- Theatrical release poster
- Directed by: Ori Segev; Noah Dixon;
- Screenplay by: Noah Dixon
- Produced by: Drew Johnson; Juli Sasaki; Brett Reiter; Josh Nowak;
- Starring: Sylvie Mix; Bobbi Kitten; Abdul Seidu; Rachel Keefe; Z-Wolf;
- Cinematography: Logan Floyd
- Edited by: Noah Dixon; Ori Segev;
- Music by: Adam Rob; Shawn Sutta;
- Production company: Loose Films
- Distributed by: Oscilloscope Laboratories
- Release dates: June 9, 2021 (Tribeca); June 3, 2022 (United States);
- Running time: 87 minutes
- Country: United States
- Language: English
- Box office: $42,179

= Poser (film) =

Poser is a 2021 American drama film directed by Noah Dixon and Ori Segev and starring Sylvie Mix and Bobbi Kitten.

==Cast==
- Sylvie Mix as Lennon Gates
- Bobbi Kitten as Herself

==Release==
The film premiered at the Tribeca Film Festival on June 9, 2021. In September 2021, it was announced that Oscilloscope acquired North American distribution rights to the film.

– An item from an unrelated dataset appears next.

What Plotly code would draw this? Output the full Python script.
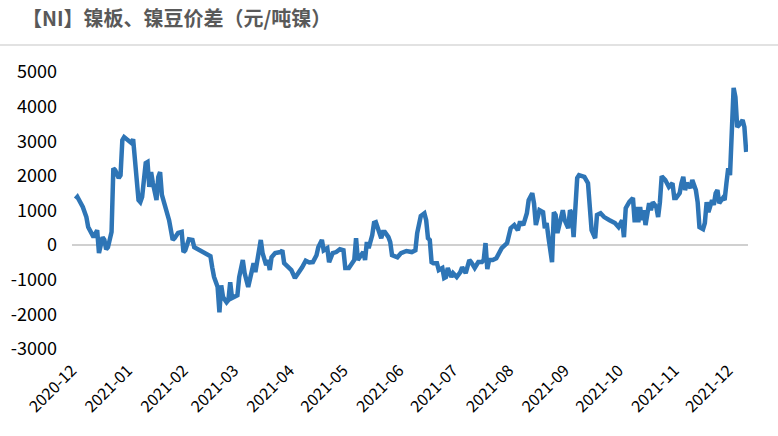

The film was released theatrically in Columbus, Ohio on June 3, 2022 and in New York City and Los Angeles on June 17, 2022.

==Reception==
===Box office===
In the United States and Canada, the film earned an estimated $15,250 from one theater in its opening weekend.

===Critical response===
The film has a 92% rating on Rotten Tomatoes based on 25 reviews.

Kate Erbland of IndieWire graded the film a B and described it as "Spiky, funny, feverish, and more than a little nail-biting..." Tomris Laffly of Variety gave the film a positive review, writing that "the whole thing is oddly beautiful, absurdly compelling and even freakishly watchable."